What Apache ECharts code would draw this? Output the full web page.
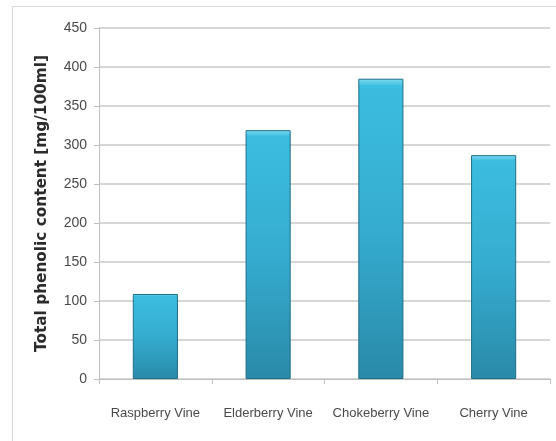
<!DOCTYPE html>
<html>
<head>
<meta charset="utf-8">
<script src="https://cdn.jsdelivr.net/npm/echarts@6/dist/echarts.min.js"></script>
<style>
  html, body { margin: 0; padding: 0; background: #fff; }
  #frame { position: absolute; left: 12px; top: 6px; width: 560px; height: 450px; border: 1px solid #d9d9d9; box-sizing: border-box; }
  #chart { position: absolute; left: 0; top: 0; width: 556px; height: 441px; }
</style>
</head>
<body>
<div id="frame"></div>
<div id="chart"></div>
<script>
// Wines and their total phenolic content
const categories = ['Raspberry Vine', 'Elderberry Vine', 'Chokeberry Vine', 'Cherry Vine'];
const phenolic = [109, 319, 385, 287];
const yTicks = [0, 50, 100, 150, 200, 250, 300, 350, 400, 450];

const chart = echarts.init(document.getElementById('chart'), null, { renderer: 'canvas' });
const labelFont = '"Liberation Sans Narrow", "Liberation Sans", sans-serif';

chart.setOption({
  animation: false,
  backgroundColor: 'transparent',
  grid: { left: 99, right: 6, top: 28, bottom: 62 },
  xAxis: {
    type: 'category',
    data: categories,
    axisLine: { show: true, lineStyle: { color: '#bfbfbf', width: 1 } },
    axisTick: { show: true, alignWithLabel: false, length: 5, lineStyle: { color: '#bfbfbf' } },
    axisLabel: { interval: 0, color: '#4a4a4a', fontFamily: labelFont, fontSize: 13, margin: 28 }
  },
  yAxis: {
    type: 'value',
    min: yTicks[0],
    max: yTicks[yTicks.length - 1],
    interval: 50,
    name: 'Total phenolic content [mg/100ml]',
    nameLocation: 'middle',
    nameGap: 49,
    nameTextStyle: { color: '#2b2b2b', fontFamily: '"DejaVu Sans", sans-serif', fontWeight: 'bold', fontSize: 15.3 },
    axisLine: { show: true, lineStyle: { color: '#bfbfbf', width: 1 } },
    axisTick: { show: true, length: 5, lineStyle: { color: '#bfbfbf' } },
    axisLabel: { color: '#4a4a4a', fontFamily: labelFont, fontSize: 14, margin: 12 },
    splitLine: { show: true, lineStyle: { color: '#c9c9c9', width: 1.5 } }
  },
  series: [{
    type: 'bar',
    data: phenolic,
    barWidth: '40%',
    itemStyle: {
      borderColor: '#1f6f88',
      borderWidth: 1,
      color: new echarts.graphic.LinearGradient(0, 0, 0, 1, [
        { offset: 0, color: '#7fdcf2' },
        { offset: 0.025, color: '#3bbde0' },
        { offset: 0.5, color: '#35acd0' },
        { offset: 1, color: '#2a8aa8' }
      ])
    }
  }]
});
</script>
</body>
</html>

☆ ☆ ☆ ☆ ☆

Your objective
Leave out the pictures and restate, word for word, the lines from the top of the data through the line containing "350, 400, 450];", both included.

Result for this task
What Apache ECharts code would draw this? Output the full web page.
<!DOCTYPE html>
<html>
<head>
<meta charset="utf-8">
<script src="https://cdn.jsdelivr.net/npm/echarts@6/dist/echarts.min.js"></script>
<style>
  html, body { margin: 0; padding: 0; background: #fff; }
  #frame { position: absolute; left: 12px; top: 6px; width: 560px; height: 450px; border: 1px solid #d9d9d9; box-sizing: border-box; }
  #chart { position: absolute; left: 0; top: 0; width: 556px; height: 441px; }
</style>
</head>
<body>
<div id="frame"></div>
<div id="chart"></div>
<script>
// Wines and their total phenolic content
const categories = ['Raspberry Vine', 'Elderberry Vine', 'Chokeberry Vine', 'Cherry Vine'];
const phenolic = [109, 319, 385, 287];
const yTicks = [0, 50, 100, 150, 200, 250, 300, 350, 400, 450];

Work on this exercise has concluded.